SunPower (SPWR) was recently called an “industry pioneer” in the residential solar power space by one Wall Street analyst. That same analyst also just cut their price target for SunPower to $0 on July 19th.
On the same day, the stock dropped 54%. Since then, shares are back up 43%. So, what caused this massive price drop, and how should investors view SunPower going forward?
SunPower halts major operations
On July 18th, SunPower sent an email to its dealers that devastated its stock price. It said it would no longer be selling products under lease or power purchase agreements.
Essentially, the firm will no longer allow customers to buy solar panels under a financing agreement. We don’t know what percentage of SunPower’s sales use these agreements, but it's likely similar to the industry.
The U.S. Department of Energy says 85% of residential solar systems use financing . Thus, SunPower cut its potential revenue by around 85% with this announcement. Reducing revenue to this level essentially ensures the company will never make money.
As solar is a capital-intensive industry, building economies of scale is essential to achieving profitability. Doing this requires increasing, not decreasing, the number of products sold.
Analysts cut price targets
Considering this, it makes sense that the stock lost over half its value the next day. Guggenheim analyst Joseph Osha cut his price target to $0. He believes this “marks the end” of SunPower as a business and that the stock will likely delist.
Osha isn’t the only analyst deeply pessimistic about the firm; Goldman Sachs and Mizuho both dropped their targets to $0.50. Others ended their coverage of the stock completely.
Sunpower's financial results and industry developments
An announcement like this was possible considering SunPower’s recent financial results. Nationwide, solar installations grew by 16% in 2023. In the same year, SunPower saw its revenues decline by 3%, and its gross profit decline by 34%.
An especially poor Q4, in which revenues dropped 28%, capped this off. The firm lost $115 million, its largest quarterly loss since 2018.
Things are unlikely to improve. With such a high percentage of purchases using financing, higher interest rates have punished the industry. Analysts believe installations will fall 20% in 2024 . Growth might resume in the 5% to 10% range in 2025, but SunPower might not make it that long.

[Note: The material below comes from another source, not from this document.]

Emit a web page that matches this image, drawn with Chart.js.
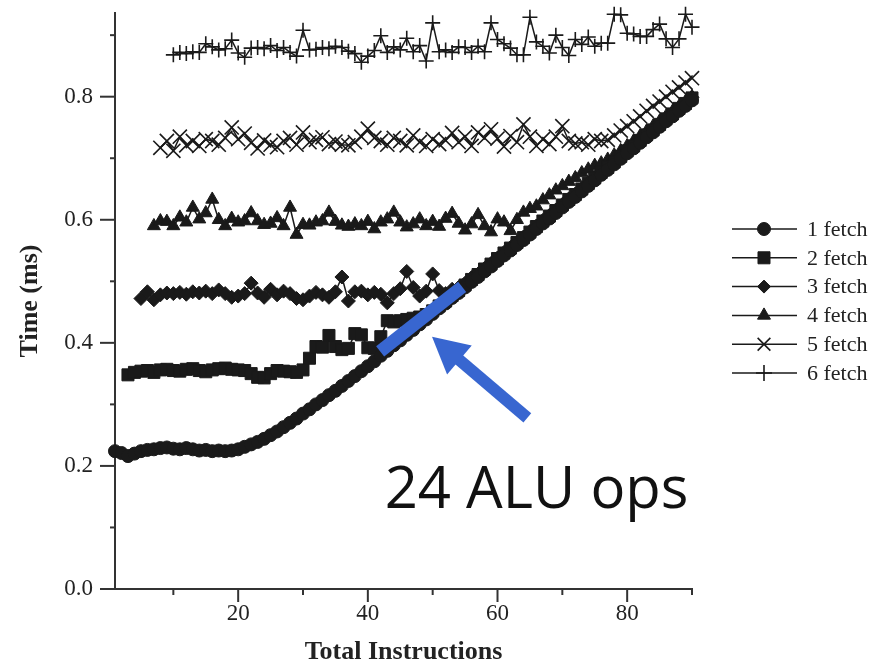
<!DOCTYPE html>
<html>
<head>
<meta charset="utf-8">
<script src="https://cdn.jsdelivr.net/npm/chart.js@4.4.1/dist/chart.umd.min.js"></script>
<style>
  body { margin: 0; background: #fff; }
  canvas { display: block; }
</style>
</head>
<body>
<canvas id="chart" width="888" height="665"></canvas>
<script>
const totalInstructions = [
  1, 2, 3, 4, 5, 6, 7, 8, 9, 10,
  11, 12, 13, 14, 15, 16, 17, 18, 19, 20,
  21, 22, 23, 24, 25, 26, 27, 28, 29, 30,
  31, 32, 33, 34, 35, 36, 37, 38, 39, 40,
  41, 42, 43, 44, 45, 46, 47, 48, 49, 50,
  51, 52, 53, 54, 55, 56, 57, 58, 59, 60,
  61, 62, 63, 64, 65, 66, 67, 68, 69, 70,
  71, 72, 73, 74, 75, 76, 77, 78, 79, 80,
  81, 82, 83, 84, 85, 86, 87, 88, 89, 90
];

const seriesNames = ["1 fetch", "2 fetch", "3 fetch", "4 fetch", "5 fetch", "6 fetch"];

const fetch1 = [
  .224, .221, .216, .220, .224, .226, .227, .229, .230, .228,
  .227, .229, .227, .225, .226, .224, .225, .224, .225, .227,
  .231, .235, .239, .244, .250, .256, .263, .270, .277, .285,
  .292, .300, .307, .315, .322, .330, .338, .346, .354, .362,
  .370, .379, .387, .396, .404, .413, .421, .430, .438, .447,
  .456, .464, .473, .481, .490, .499, .507, .516, .524, .533,
  .542, .550, .559, .567, .576, .585, .594, .602, .611, .620,
  .629, .637, .646, .655, .664, .673, .681, .690, .699, .708,
  .716, .725, .734, .742, .751, .760, .768, .777, .785, .794
];
const fetch2 = [
  null, null, .348, .352, .354, .355, .352, .356, .357, .355,
  .354, .357, .358, .355, .353, .356, .358, .359, .357, .356,
  .355, .350, .344, .343, .350, .355, .354, .353, .352, .356,
  .375, .394, .393, .412, .394, .389, .391, .415, .413, .392,
  .391, .410, .436, .434, .436, .438, .440, .442, .446, .452,
  .460, .468, .477, .485, .494, .503, .511, .520, .528, .537,
  .546, .554, .563, .571, .580, .589, .598, .606, .615, .624,
  .633, .641, .650, .659, .668, .677, .685, .694, .703, .712,
  .720, .729, .738, .746, .755, .764, .772, .781, .789, .798
];
const fetch3 = [
  null, null, null, null, .472, .483, .470, .478, .481, .480,
  .482, .479, .483, .481, .484, .480, .486, .480, .474, .476,
  .480, .497, .481, .474, .487, .478, .484, .480, .472, .470,
  .476, .482, .478, .474, .483, .507, .468, .483, .484, .478,
  .482, .479, .465, .480, .488, .516, .490, .476, .484, .512,
  .485, .480, .487, .490, .497, .506, .512, .521, .529, .538,
  .547, .555, .564, .572, .581, .590, .599, .607, .616, .625,
  .634, .642, .651, .660, .669, .678, .686, .695, .704, .713,
  .721, .730, .739, .747, .756, .765, .773, .782, .790, .799
];
const fetch4 = [
  null, null, null, null, null, null, .590, .598, .597, .590,
  .604, .596, .620, .601, .611, .633, .600, .590, .602, .596,
  .598, .611, .598, .592, .594, .603, .590, .620, .576, .592,
  .591, .596, .598, .612, .597, .591, .589, .593, .590, .597,
  .585, .596, .601, .612, .596, .588, .593, .601, .590, .597,
  .589, .602, .610, .594, .583, .593, .608, .590, .580, .601,
  .596, .582, .600, .612, .618, .622, .632, .640, .648, .655,
  .662, .668, .676, .682, .688, .692, .698, .705, .712, .720,
  .728, .736, .744, .752, .760, .768, .776, .784, .792, .800
];
const fetch5 = [
  null, null, null, null, null, null, null, .717, .728, .712,
  .735, .721, .728, .720, .731, .728, .722, .733, .750, .731,
  .740, .725, .716, .729, .722, .718, .728, .733, .722, .742,
  .726, .730, .734, .723, .727, .722, .721, .726, .735, .748,
  .733, .728, .722, .733, .728, .721, .737, .726, .720, .731,
  .723, .729, .741, .726, .735, .720, .742, .733, .747, .732,
  .719, .736, .726, .755, .735, .720, .731, .723, .735, .752,
  .728, .724, .726, .722, .731, .728, .730, .737, .745, .752,
  .760, .768, .777, .785, .792, .800, .808, .815, .823, .830
];
const fetch6 = [
  null, null, null, null, null, null, null, null, null, .868,
  .872, .870, .873, .872, .886, .881, .876, .878, .892, .871,
  .864, .879, .880, .878, .883, .875, .880, .872, .866, .908,
  .876, .877, .880, .878, .882, .880, .874, .870, .856, .866,
  .875, .899, .872, .881, .876, .895, .873, .883, .858, .920,
  .873, .876, .872, .881, .880, .872, .882, .873, .920, .893,
  .886, .879, .868, .868, .929, .889, .882, .871, .900, .880,
  .867, .893, .885, .897, .882, .887, .887, .934, .933, .903,
  .902, .898, .898, .909, .918, .894, .880, .894, .934, .913
];

const xTicks = [10, 20, 30, 40, 50, 60, 70, 80, 90];
const yTicks = [0, 0.1, 0.2, 0.3, 0.4, 0.5, 0.6, 0.7, 0.8, 0.9];

const INK = "#1a1a1a";
const BLUE = "#3866d0";
const serif = "'Liberation Serif', 'Times New Roman', serif";

const markers = [
  { pointStyle: "circle", radius: 6.5, legendRadius: 6.5, filled: true },
  { pointStyle: "rect", radius: 8.5, legendRadius: 8.5, filled: true },
  { pointStyle: "rectRot", radius: 7, legendRadius: 6.5, filled: true },
  { pointStyle: "triangle", radius: 7.5, legendRadius: 7.5, filled: true },
  { pointStyle: "crossRot", radius: 10, legendRadius: 9, filled: false },
  { pointStyle: "cross", radius: 7.5, legendRadius: 8, filled: false }
];

const allSeries = [fetch1, fetch2, fetch3, fetch4, fetch5, fetch6];

const datasets = allSeries.map((values, i) => ({
  label: seriesNames[i],
  data: values,
  borderColor: INK,
  borderWidth: 1.5,
  pointStyle: markers[i].pointStyle,
  pointRadius: markers[i].radius,
  pointBackgroundColor: markers[i].filled ? INK : "rgba(0,0,0,0)",
  pointBorderColor: INK,
  pointBorderWidth: markers[i].filled ? 1 : 1.6,
  tension: 0,
  clip: false
}));

// ticks: long for labelled values, short for the in-between ones
const tickMarks = {
  id: "tickMarks",
  afterDraw(chart) {
    const { ctx, scales: { x, y } } = chart;
    ctx.save();
    ctx.strokeStyle = "#333";
    ctx.lineWidth = 2;
    xTicks.forEach(v => {
      const px = x.getPixelForValue(v);
      const len = v % 20 === 0 ? 13 : 6;
      ctx.beginPath();
      ctx.moveTo(px, y.bottom);
      ctx.lineTo(px, y.bottom + len);
      ctx.stroke();
    });
    yTicks.forEach((v, i) => {
      const py = y.getPixelForValue(v);
      const len = i % 2 === 0 ? 15 : 5;
      ctx.beginPath();
      ctx.moveTo(x.left, py);
      ctx.lineTo(x.left - len, py);
      ctx.stroke();
    });
    ctx.restore();
  }
};

const sideLegend = {
  id: "sideLegend",
  afterDraw(chart) {
    const { ctx, chartArea } = chart;
    const x0 = chartArea.right + 40;
    const y0 = 229;
    ctx.save();
    ctx.font = "22px " + serif;
    ctx.textBaseline = "middle";
    chart.data.datasets.forEach((ds, i) => {
      const yy = y0 + i * 28.8;
      ctx.strokeStyle = INK;
      ctx.lineWidth = 1.5;
      ctx.beginPath();
      ctx.moveTo(x0, yy);
      ctx.lineTo(x0 + 65, yy);
      ctx.stroke();
      ctx.fillStyle = INK;
      ctx.lineWidth = markers[i].filled ? 1 : 1.6;
      Chart.helpers.drawPoint(ctx, {
        pointStyle: markers[i].pointStyle,
        radius: markers[i].legendRadius,
        rotation: 0,
        borderWidth: ctx.lineWidth
      }, x0 + 32, yy);
      ctx.fillStyle = "#222";
      ctx.fillText(ds.label, x0 + 75, yy + 1);
    });
    ctx.restore();
  }
};

// blue highlight bar, arrow and caption
const callout = {
  id: "callout",
  afterDraw(chart) {
    const { ctx, scales: { x, y } } = chart;
    const p = (a, b) => [x.getPixelForValue(a), y.getPixelForValue(b)];
    ctx.save();
    ctx.strokeStyle = BLUE;
    ctx.fillStyle = BLUE;
    ctx.lineCap = "butt";

    const [b1x, b1y] = p(41.9, 0.386);
    const [b2x, b2y] = p(54.55, 0.491);
    ctx.lineWidth = 13;
    ctx.beginPath();
    ctx.moveTo(b1x, b1y);
    ctx.lineTo(b2x, b2y);
    ctx.stroke();

    const [tx, ty] = p(64.6, 0.278);
    const [hx, hy] = p(49.9, 0.41);
    const dx = hx - tx, dy = hy - ty;
    const len = Math.hypot(dx, dy);
    const ux = dx / len, uy = dy / len;
    const headLen = 36, headHalf = 19;
    const bx = hx - ux * headLen, by = hy - uy * headLen;
    ctx.lineWidth = 12;
    ctx.beginPath();
    ctx.moveTo(tx, ty);
    ctx.lineTo(bx + ux * 2, by + uy * 2);
    ctx.stroke();
    ctx.beginPath();
    ctx.moveTo(hx, hy);
    ctx.lineTo(bx - uy * headHalf, by + ux * headHalf);
    ctx.lineTo(bx + uy * headHalf, by - ux * headHalf);
    ctx.closePath();
    ctx.fill();

    const [cx, cy] = p(42.6, 0.131);
    ctx.fillStyle = "#111";
    ctx.font = "58px 'Open Sans', sans-serif";
    ctx.textBaseline = "alphabetic";
    ctx.fillText("24 ALU ops", cx, cy);
    ctx.restore();
  }
};

new Chart(document.getElementById("chart"), {
  type: "line",
  data: { labels: totalInstructions, datasets },
  options: {
    responsive: false,
    animation: false,
    layout: { padding: { left: 0, right: 196, top: 13, bottom: 0 } },
    plugins: { legend: { display: false }, tooltip: { enabled: false } },
    scales: {
      x: {
        type: "linear",
        min: 1,
        max: 90,
        afterBuildTicks: s => { s.ticks = xTicks.map(v => ({ value: v })); },
        afterFit: s => { s.height = 76; s.paddingLeft = 0; s.paddingRight = 0; },
        grid: { display: false, drawTicks: true, tickLength: 9 },
        border: { display: true, color: "#333", width: 2 },
        ticks: {
          padding: 2,
          color: "#222",
          font: { family: serif, size: 23 },
          maxRotation: 0,
          autoSkip: false,
          callback: v => (v % 20 === 0 ? String(v) : "")
        },
        title: {
          display: true,
          text: "Total Instructions",
          color: "#222",
          font: { family: serif, size: 26, weight: "bold", lineHeight: 1 },
          padding: { top: 0, bottom: 0 }
        }
      },
      y: {
        min: 0,
        max: 0.936,
        afterBuildTicks: s => { s.ticks = yTicks.map(v => ({ value: v })); },
        afterFit: s => { s.width = 115; s.paddingTop = 0; s.paddingBottom = 0; },
        grid: { display: false, drawTicks: true, tickLength: 15 },
        border: { display: true, color: "#333", width: 2 },
        ticks: {
          padding: 7,
          color: "#222",
          font: { family: serif, size: 23 },
          autoSkip: false,
          callback: (v, i) => (i % 2 === 0 ? v.toFixed(1) : "")
        },
        title: {
          display: true,
          text: "Time (ms)",
          color: "#222",
          font: { family: serif, size: 26, weight: "bold", lineHeight: 1 },
          padding: { top: 17, bottom: 0 }
        }
      }
    }
  },
  plugins: [tickMarks, sideLegend, callout]
});
</script>
</body>
</html>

California introduced a policy in April 2023 that severely weakens the incentive for residents to install solar panels. When a household’s solar panels produce more electricity than it uses, it can sell that electricity back to the electrical grid.
However, the state reduced the amount homeowners can receive for that electricity by 75%. Data show that this contributed to a decrease in solar installations of 44% from April 2023 to April 2024, versus April 2022 to April 2023.
We don’t know exactly how much of SunPower’s business comes from California, but it is the only state whose sales it explicitly calls out in financial results. The policy is likely to have a large negative impact on the business.
Sunpower's stock rises the next week
The next week was a different story for the share price; it was up 44%. The source of could be to do with its meme-stock association.
The company’s shares rose around 80% over two days in May this year in a short squeeze ignited by meme stock traders. A similar type of action may have occurred this week by speculative investors.
What's next for SunPower?
SunPower's next scheduled earnings release is on August 6, 2024. It is unknown whether this will actually happen. The company’s auditor, Ernst & Young, ended its relationship with the firm in June. The company is now late on filing several regulatory forms, including its Q1 2024 results.
Given the recency of this relationship ending, it's unlikely the firm will be able to find a new auditor and file its statement on time this quarter. Whenever the firm reports results, they are unlikely to be good. Getting out of the stock now is a prudent decision.